Anyone who can prove they have lived in the UK continuously for five years or more should be eligible for settled status. Those with settled status can stay in the UK as long as they like and spend five years in a row outside the UK without losing their status.
Anyone who can prove they have lived in the UK for less than five years, including those who have moved during the transition period, should be eligible for pre-settled status. Those with pre-settled status can remain in the UK while they gain the five years of residency needed to apply for ‘settled status’. Those with pre-settled status can spend two years in a row outside of the UK without losing their status.
EU nationals can apply for the settled status scheme for free, using the online system and app to upload documents. Those without their own technology may use someone else’s phone.
When applying for settled status, the applicant’s National Insurance number is used to check their eligibility based on tax and benefit records.

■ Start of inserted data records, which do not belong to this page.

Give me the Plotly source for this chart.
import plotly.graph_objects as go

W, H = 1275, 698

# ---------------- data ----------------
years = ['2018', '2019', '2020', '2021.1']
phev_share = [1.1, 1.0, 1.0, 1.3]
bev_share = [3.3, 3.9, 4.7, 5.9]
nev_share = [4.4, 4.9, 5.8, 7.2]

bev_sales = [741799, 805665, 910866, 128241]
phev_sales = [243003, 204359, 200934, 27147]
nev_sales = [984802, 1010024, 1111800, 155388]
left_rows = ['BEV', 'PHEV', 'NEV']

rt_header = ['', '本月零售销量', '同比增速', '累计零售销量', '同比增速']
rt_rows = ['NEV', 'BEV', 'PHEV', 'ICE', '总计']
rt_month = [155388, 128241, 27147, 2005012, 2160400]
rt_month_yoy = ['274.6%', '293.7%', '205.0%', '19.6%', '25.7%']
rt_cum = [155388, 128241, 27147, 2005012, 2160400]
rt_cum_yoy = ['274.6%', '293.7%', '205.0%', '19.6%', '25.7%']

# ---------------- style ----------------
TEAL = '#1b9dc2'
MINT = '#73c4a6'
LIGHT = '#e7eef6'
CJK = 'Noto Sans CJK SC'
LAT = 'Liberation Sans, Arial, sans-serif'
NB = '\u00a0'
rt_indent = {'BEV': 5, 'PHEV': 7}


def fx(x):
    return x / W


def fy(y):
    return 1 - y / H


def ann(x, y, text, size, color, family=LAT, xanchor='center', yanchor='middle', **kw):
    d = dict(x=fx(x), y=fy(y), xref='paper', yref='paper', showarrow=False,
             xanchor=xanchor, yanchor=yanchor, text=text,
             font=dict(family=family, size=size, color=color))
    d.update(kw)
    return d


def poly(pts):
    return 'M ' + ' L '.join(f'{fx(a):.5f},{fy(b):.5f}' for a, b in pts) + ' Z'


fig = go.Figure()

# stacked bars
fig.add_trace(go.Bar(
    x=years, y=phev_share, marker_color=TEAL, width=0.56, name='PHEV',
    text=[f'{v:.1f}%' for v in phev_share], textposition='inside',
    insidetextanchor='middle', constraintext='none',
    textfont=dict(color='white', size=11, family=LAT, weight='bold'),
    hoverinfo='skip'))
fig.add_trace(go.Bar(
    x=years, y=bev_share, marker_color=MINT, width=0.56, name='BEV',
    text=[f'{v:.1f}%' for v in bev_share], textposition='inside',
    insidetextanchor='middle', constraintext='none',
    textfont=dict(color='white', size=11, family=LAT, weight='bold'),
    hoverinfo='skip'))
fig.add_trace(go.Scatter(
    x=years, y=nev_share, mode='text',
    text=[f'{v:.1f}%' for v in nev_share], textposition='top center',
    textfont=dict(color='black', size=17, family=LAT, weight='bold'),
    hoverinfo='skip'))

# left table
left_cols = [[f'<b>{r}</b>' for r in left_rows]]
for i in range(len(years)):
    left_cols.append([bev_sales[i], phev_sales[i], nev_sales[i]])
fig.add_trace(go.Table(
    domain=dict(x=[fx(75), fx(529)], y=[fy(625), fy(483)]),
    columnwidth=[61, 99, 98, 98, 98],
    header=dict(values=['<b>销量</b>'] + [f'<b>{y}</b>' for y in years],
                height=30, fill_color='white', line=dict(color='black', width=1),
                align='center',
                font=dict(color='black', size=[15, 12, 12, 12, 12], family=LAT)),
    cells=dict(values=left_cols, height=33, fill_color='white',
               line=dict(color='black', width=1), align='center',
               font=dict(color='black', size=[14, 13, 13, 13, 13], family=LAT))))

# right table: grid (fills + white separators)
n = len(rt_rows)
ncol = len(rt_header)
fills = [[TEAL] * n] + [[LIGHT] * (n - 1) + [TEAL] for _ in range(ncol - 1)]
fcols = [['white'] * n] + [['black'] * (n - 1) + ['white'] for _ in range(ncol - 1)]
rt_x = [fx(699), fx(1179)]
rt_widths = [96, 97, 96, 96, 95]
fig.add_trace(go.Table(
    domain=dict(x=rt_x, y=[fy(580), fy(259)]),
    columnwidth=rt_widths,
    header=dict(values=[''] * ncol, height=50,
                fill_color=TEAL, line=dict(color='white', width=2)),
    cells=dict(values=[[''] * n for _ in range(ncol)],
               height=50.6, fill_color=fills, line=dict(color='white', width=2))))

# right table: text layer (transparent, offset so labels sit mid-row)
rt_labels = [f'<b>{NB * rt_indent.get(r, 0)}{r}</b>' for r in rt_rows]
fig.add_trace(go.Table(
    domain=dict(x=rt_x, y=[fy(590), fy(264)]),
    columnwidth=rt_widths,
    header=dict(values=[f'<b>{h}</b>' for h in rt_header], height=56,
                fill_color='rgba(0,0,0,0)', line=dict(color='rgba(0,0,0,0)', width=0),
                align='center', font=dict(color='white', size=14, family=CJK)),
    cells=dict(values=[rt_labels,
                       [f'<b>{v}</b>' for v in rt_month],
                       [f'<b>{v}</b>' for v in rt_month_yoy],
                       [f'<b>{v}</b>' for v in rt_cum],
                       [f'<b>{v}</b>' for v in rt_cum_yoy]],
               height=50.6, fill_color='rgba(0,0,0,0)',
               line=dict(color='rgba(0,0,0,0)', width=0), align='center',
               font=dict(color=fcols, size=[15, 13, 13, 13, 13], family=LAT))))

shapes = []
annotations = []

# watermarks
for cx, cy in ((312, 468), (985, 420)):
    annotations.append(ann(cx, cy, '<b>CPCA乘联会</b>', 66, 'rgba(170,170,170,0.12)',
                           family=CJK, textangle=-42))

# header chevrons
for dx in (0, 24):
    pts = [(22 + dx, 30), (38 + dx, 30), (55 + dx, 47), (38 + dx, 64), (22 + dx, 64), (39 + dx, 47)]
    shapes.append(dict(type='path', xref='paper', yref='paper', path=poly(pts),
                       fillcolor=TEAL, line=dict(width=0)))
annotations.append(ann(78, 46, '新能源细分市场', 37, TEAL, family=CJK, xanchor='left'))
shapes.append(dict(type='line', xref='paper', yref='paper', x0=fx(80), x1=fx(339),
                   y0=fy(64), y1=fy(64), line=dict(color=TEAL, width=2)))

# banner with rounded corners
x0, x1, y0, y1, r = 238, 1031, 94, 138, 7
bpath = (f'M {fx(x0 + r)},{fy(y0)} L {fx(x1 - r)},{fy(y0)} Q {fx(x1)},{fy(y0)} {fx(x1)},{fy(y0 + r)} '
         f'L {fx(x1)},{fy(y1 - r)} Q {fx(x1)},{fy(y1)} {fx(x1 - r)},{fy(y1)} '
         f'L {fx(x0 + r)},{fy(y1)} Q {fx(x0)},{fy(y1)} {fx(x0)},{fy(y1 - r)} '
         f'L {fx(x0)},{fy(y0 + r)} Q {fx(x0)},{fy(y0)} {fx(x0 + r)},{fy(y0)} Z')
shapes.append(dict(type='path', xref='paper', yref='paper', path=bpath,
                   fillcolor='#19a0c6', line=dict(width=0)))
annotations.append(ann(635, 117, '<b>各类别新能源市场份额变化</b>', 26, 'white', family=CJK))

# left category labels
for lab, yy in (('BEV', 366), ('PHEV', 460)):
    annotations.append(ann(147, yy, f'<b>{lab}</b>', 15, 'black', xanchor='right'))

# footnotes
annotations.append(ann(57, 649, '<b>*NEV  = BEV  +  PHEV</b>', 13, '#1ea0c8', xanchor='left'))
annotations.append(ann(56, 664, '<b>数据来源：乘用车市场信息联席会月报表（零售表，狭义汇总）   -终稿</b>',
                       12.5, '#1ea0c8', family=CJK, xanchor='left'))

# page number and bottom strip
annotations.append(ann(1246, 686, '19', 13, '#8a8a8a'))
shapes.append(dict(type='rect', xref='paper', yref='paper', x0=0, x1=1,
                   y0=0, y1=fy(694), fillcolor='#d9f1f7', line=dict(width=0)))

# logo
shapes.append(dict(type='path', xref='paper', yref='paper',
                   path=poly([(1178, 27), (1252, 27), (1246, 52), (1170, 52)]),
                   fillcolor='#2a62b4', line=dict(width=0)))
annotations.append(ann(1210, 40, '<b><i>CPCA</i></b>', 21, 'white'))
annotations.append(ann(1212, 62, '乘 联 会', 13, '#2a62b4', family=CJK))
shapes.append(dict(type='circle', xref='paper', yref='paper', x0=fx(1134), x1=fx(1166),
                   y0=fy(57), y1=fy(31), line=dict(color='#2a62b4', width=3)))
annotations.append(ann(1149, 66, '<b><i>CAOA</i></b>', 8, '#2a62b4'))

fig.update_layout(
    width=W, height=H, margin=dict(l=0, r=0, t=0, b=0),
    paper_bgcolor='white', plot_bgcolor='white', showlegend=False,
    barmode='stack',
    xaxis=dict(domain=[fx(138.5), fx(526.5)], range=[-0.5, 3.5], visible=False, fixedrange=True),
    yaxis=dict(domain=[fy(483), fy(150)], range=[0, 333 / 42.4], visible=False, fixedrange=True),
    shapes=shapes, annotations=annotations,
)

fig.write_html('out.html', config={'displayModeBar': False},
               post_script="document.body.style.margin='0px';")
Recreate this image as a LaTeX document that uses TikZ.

If insufficient records are found, individuals may need to submit additional documents, such as annual bank statements, letters from their employer or council tax bills. Those applying for pre-settled status can submit a range of documents including payslips, domestic bills and passport stamps confirming entry to the UK.
It usually takes around five working days for complete applications to be processed, but it can take up to a month. Applications will likely take longer if more information is requested, the applicant is a minor or an application is submitted on paper.
Irish citizens in the UK do not need to apply for settled status, as Ireland and the UK will remain part of the Common Travel Area (CTA).
EU citizens moving to the UK from 1 January 2021
EU citizens living in the UK from 1 January 2021 will need to comply with new UK immigration requirements.
Those wishing to work in the UK will need a work visa. In most cases, individuals will apply through the new ‘skilled worker’ route, which will require them to have a job offer from a Home Office licensed sponsor company, a job at a required skill level (A level or equivalent) and speak English to the required standard. The job must also meet the applicable minimum salary threshold, which will be the higher of £25600 or the ‘going rate’ for the specific role they intend to take. It will be possible to ‘trade’ some of these characteristics if the job is in a shortage occupation or the individual has a PhD.
The UK has no specific retirement visa. EU citizens wishing to retire in the UK from January will need to check if they are eligible under the UK’s immigration rules.
As with UK citizens moving to the EU from 1 January 2021, details around social security coordination are subject to ongoing negotiations and may be affected by pre-existing agreements between the UK and EU member states.